**Do this**
Count every line in the data below where "script" occurs, then state that number and nothing more.

######

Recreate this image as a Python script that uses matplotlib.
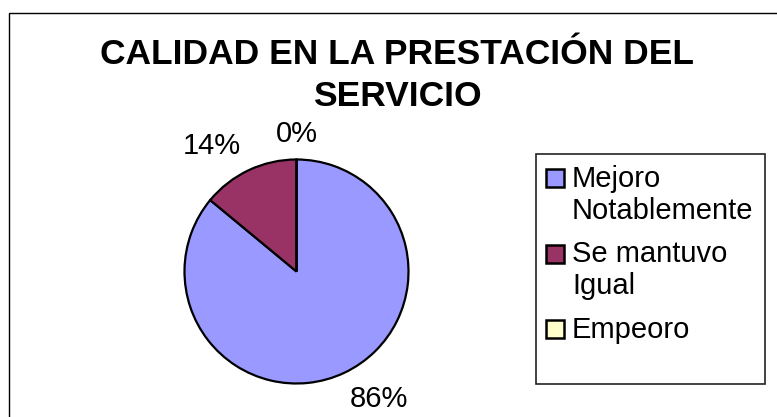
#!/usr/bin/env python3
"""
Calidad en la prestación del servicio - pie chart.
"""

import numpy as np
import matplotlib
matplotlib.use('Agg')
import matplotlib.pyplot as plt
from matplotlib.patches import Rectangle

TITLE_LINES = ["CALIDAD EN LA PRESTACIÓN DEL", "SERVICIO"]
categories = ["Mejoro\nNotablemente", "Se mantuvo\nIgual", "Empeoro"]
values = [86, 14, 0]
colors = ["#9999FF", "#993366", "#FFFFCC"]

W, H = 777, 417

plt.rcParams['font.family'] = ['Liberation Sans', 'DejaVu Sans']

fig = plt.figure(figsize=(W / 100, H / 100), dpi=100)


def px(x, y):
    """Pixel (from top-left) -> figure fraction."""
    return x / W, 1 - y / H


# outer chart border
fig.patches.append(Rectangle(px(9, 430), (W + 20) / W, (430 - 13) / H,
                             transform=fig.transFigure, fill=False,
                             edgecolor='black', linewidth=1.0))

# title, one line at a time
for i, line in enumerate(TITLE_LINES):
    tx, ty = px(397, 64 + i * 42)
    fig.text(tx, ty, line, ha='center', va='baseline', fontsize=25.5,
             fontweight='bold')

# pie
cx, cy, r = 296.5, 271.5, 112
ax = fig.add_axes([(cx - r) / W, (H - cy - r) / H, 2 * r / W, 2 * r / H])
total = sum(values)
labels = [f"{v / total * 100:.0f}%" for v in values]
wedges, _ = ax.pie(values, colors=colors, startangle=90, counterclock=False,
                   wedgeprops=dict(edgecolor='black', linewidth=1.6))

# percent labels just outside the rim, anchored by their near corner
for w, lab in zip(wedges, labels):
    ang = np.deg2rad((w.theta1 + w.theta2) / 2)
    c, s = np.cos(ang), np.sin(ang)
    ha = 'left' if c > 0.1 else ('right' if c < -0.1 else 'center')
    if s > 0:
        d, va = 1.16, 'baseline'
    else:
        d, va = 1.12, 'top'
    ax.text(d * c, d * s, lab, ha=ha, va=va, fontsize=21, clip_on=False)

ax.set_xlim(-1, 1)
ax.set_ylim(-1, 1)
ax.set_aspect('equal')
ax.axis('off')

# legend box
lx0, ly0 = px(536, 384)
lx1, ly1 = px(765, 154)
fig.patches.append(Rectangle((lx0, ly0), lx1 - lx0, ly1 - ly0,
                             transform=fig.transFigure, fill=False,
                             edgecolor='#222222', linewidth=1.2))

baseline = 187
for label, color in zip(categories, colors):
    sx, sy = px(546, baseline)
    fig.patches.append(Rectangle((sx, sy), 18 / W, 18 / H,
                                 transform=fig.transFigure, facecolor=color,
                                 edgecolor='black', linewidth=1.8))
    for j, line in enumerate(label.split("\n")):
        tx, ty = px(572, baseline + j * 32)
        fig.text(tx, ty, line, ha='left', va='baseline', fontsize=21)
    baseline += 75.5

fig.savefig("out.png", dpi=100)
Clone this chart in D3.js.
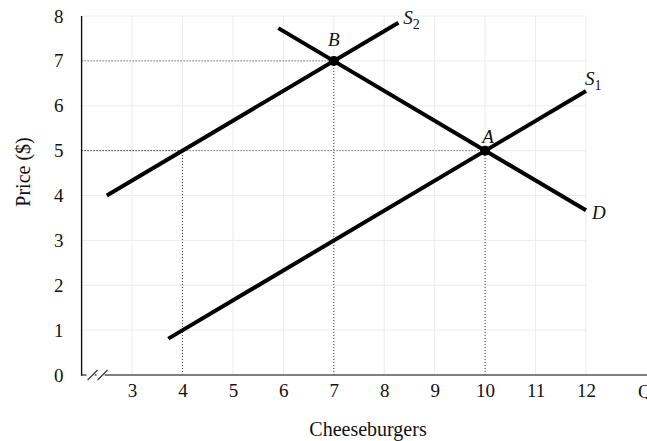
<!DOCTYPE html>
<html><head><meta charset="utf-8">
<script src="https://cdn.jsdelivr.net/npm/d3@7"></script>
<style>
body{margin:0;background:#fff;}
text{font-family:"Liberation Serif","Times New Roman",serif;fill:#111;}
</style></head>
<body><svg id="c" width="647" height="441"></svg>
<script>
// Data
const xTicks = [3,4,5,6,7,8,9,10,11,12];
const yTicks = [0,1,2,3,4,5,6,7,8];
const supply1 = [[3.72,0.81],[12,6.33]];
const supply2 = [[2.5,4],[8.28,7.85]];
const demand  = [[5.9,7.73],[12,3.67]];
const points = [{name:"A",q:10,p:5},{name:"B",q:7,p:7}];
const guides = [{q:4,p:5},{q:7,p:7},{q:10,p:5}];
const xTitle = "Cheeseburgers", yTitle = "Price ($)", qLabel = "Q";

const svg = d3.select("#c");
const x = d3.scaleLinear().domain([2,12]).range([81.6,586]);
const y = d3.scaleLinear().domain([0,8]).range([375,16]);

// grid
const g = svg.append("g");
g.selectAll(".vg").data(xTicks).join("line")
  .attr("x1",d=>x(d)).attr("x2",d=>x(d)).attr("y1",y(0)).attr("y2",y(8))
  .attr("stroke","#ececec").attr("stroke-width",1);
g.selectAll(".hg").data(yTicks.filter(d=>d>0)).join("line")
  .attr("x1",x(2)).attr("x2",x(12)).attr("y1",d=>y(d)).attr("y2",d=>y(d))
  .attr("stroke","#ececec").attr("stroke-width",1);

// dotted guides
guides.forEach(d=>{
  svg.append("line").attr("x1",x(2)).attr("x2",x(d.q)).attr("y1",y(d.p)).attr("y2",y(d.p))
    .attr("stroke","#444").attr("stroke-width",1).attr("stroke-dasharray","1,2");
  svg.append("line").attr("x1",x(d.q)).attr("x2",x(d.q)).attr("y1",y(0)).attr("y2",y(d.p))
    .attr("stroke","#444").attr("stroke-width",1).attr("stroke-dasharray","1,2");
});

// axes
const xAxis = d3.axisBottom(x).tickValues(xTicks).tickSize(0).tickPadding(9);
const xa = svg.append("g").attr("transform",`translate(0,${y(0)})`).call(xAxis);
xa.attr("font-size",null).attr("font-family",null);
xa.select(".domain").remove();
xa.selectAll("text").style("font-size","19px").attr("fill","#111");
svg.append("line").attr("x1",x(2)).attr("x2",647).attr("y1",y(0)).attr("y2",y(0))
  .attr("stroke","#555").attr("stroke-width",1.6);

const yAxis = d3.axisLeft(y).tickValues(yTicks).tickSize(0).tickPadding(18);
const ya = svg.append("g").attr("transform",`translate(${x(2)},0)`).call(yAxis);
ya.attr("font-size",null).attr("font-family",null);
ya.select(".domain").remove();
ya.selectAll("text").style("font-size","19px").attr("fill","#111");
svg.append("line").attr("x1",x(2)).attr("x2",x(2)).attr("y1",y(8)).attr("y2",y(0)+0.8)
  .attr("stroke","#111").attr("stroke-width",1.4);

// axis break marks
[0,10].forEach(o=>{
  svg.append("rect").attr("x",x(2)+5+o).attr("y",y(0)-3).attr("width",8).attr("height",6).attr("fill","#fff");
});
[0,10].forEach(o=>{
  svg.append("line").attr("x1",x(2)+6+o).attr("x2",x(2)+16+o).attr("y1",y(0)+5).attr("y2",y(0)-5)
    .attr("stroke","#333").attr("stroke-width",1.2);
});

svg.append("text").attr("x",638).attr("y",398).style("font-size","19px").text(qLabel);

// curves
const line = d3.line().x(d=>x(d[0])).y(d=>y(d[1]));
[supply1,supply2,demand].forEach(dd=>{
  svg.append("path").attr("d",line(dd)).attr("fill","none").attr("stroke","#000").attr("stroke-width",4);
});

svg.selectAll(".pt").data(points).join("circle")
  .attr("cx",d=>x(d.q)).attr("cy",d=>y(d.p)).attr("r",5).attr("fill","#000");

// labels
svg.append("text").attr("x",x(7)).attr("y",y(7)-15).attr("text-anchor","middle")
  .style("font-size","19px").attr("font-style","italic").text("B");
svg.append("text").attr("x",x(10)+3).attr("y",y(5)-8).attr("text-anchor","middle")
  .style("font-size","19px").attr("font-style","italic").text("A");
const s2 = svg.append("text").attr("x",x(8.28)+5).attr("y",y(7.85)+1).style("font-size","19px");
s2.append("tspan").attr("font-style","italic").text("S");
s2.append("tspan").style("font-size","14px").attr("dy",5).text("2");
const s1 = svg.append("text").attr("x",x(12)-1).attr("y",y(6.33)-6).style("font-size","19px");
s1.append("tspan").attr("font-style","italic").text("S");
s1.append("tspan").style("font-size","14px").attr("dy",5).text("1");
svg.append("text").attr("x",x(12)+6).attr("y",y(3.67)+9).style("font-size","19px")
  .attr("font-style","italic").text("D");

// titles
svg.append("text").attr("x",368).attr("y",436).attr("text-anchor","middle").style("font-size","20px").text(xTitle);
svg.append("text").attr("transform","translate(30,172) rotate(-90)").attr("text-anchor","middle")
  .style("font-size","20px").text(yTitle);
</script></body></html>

######

**Output**
4